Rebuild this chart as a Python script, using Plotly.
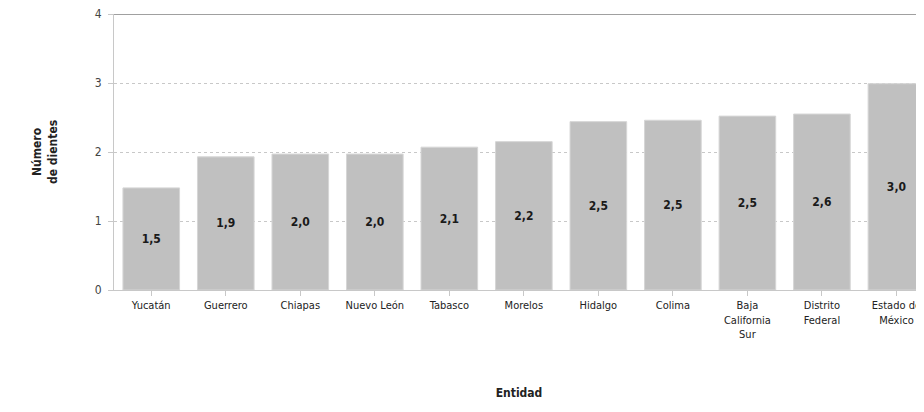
import plotly.graph_objects as go

categories = ["Yucatán", "Guerrero", "Chiapas", "Nuevo León", "Tabasco", "Morelos",
              "Hidalgo", "Colima", "Baja<br>California<br>Sur", "Distrito<br>Federal",
              "Estado de<br>México"]
values = [1.48, 1.93, 1.97, 1.97, 2.07, 2.15, 2.44, 2.46, 2.52, 2.55, 2.99]
value_labels = ["1,5", "1,9", "2,0", "2,0", "2,1", "2,2", "2,5", "2,5", "2,5", "2,6", "3,0"]
y_ticks = [0, 1, 2, 3, 4]

FONT = "DejaVu Sans Condensed, Liberation Sans Narrow, sans-serif"

fig = go.Figure(go.Bar(
    x=list(range(len(categories))),
    y=values,
    text=value_labels,
    texttemplate="<b>%{text}</b>",
    textposition="inside",
    insidetextanchor="middle",
    textfont=dict(family=FONT, size=12, color="#1a1a1a"),
    marker=dict(color="#c0c0c0", line=dict(color="#d6d6d6", width=1)),
    width=0.76,
    cliponaxis=True,
))

fig.update_layout(
    width=916, height=396,
    margin=dict(l=106, r=0, t=6, b=114),
    paper_bgcolor="white", plot_bgcolor="white",
    font=dict(family=FONT, size=11, color="#333333"),
    showlegend=False,
    uniformtext=dict(mode="show", minsize=12),
)
fig.update_xaxes(
    tickmode="array", tickvals=list(range(len(categories))), ticktext=categories,
    range=[-0.5, 10.37],
    showline=True, linecolor="#c8c8c8", linewidth=1,
    ticks="outside", tickson="boundaries", ticklen=5, tickcolor="#c8c8c8",
    showgrid=False, tickfont=dict(size=11, color="#222222"),
    ticklabeloverflow="allow",
    title=dict(text="<b>Entidad</b>", font=dict(size=12, color="#222222"), standoff=48),
)
fig.update_yaxes(
    range=[0, 4], tickvals=y_ticks, ticktext=[str(t) for t in y_ticks],
    showline=True, linecolor="#c8c8c8", linewidth=1,
    ticks="outside", ticklen=5, tickcolor="#c8c8c8",
    showgrid=True, gridcolor="#c8c8c8", griddash="dot", gridwidth=1,
    zeroline=False, tickfont=dict(size=12, color="#444444"),
    ticklabeloverflow="allow", ticklabelstandoff=4,
)
fig.add_shape(type="line", xref="paper", x0=0, x1=1, yref="y", y0=4, y1=4,
              line=dict(color="#a0a0a0", width=2))
fig.add_annotation(
    text="<b>Número<br>de dientes</b>", xref="paper", yref="paper",
    x=0, y=0.5, xshift=-69, xanchor="center", yanchor="middle",
    textangle=-90, showarrow=False,
    font=dict(size=12, color="#222222"), align="center",
)
fig.write_html("out.html")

********************

*Task*: Copy out each line exactly, without the pictures.

*Answer to this exercise*:
Rebuild this chart as a Python script, using Plotly.
import plotly.graph_objects as go

categories = ["Yucatán", "Guerrero", "Chiapas", "Nuevo León", "Tabasco", "Morelos",
              "Hidalgo", "Colima", "Baja<br>California<br>Sur", "Distrito<br>Federal",
              "Estado de<br>México"]
values = [1.48, 1.93, 1.97, 1.97, 2.07, 2.15, 2.44, 2.46, 2.52, 2.55, 2.99]
value_labels = ["1,5", "1,9", "2,0", "2,0", "2,1", "2,2", "2,5", "2,5", "2,5", "2,6", "3,0"]
y_ticks = [0, 1, 2, 3, 4]

FONT = "DejaVu Sans Condensed, Liberation Sans Narrow, sans-serif"

fig = go.Figure(go.Bar(
    x=list(range(len(categories))),
    y=values,
    text=value_labels,
    texttemplate="<b>%{text}</b>",
    textposition="inside",
    insidetextanchor="middle",
    textfont=dict(family=FONT, size=12, color="#1a1a1a"),
    marker=dict(color="#c0c0c0", line=dict(color="#d6d6d6", width=1)),
    width=0.76,
    cliponaxis=True,
))

fig.update_layout(
    width=916, height=396,
    margin=dict(l=106, r=0, t=6, b=114),
    paper_bgcolor="white", plot_bgcolor="white",
    font=dict(family=FONT, size=11, color="#333333"),
    showlegend=False,
    uniformtext=dict(mode="show", minsize=12),
)
fig.update_xaxes(
    tickmode="array", tickvals=list(range(len(categories))), ticktext=categories,
    range=[-0.5, 10.37],
    showline=True, linecolor="#c8c8c8", linewidth=1,
    ticks="outside", tickson="boundaries", ticklen=5, tickcolor="#c8c8c8",
    showgrid=False, tickfont=dict(size=11, color="#222222"),
    ticklabeloverflow="allow",
    title=dict(text="<b>Entidad</b>", font=dict(size=12, color="#222222"), standoff=48),
)
fig.update_yaxes(
    range=[0, 4], tickvals=y_ticks, ticktext=[str(t) for t in y_ticks],
    showline=True, linecolor="#c8c8c8", linewidth=1,
    ticks="outside", ticklen=5, tickcolor="#c8c8c8",
    showgrid=True, gridcolor="#c8c8c8", griddash="dot", gridwidth=1,
    zeroline=False, tickfont=dict(size=12, color="#444444"),
    ticklabeloverflow="allow", ticklabelstandoff=4,
)
fig.add_shape(type="line", xref="paper", x0=0, x1=1, yref="y", y0=4, y1=4,
              line=dict(color="#a0a0a0", width=2))
fig.add_annotation(
    text="<b>Número<br>de dientes</b>", xref="paper", yref="paper",
    x=0, y=0.5, xshift=-69, xanchor="center", yanchor="middle",
    textangle=-90, showarrow=False,
    font=dict(size=12, color="#222222"), align="center",
)
fig.write_html("out.html")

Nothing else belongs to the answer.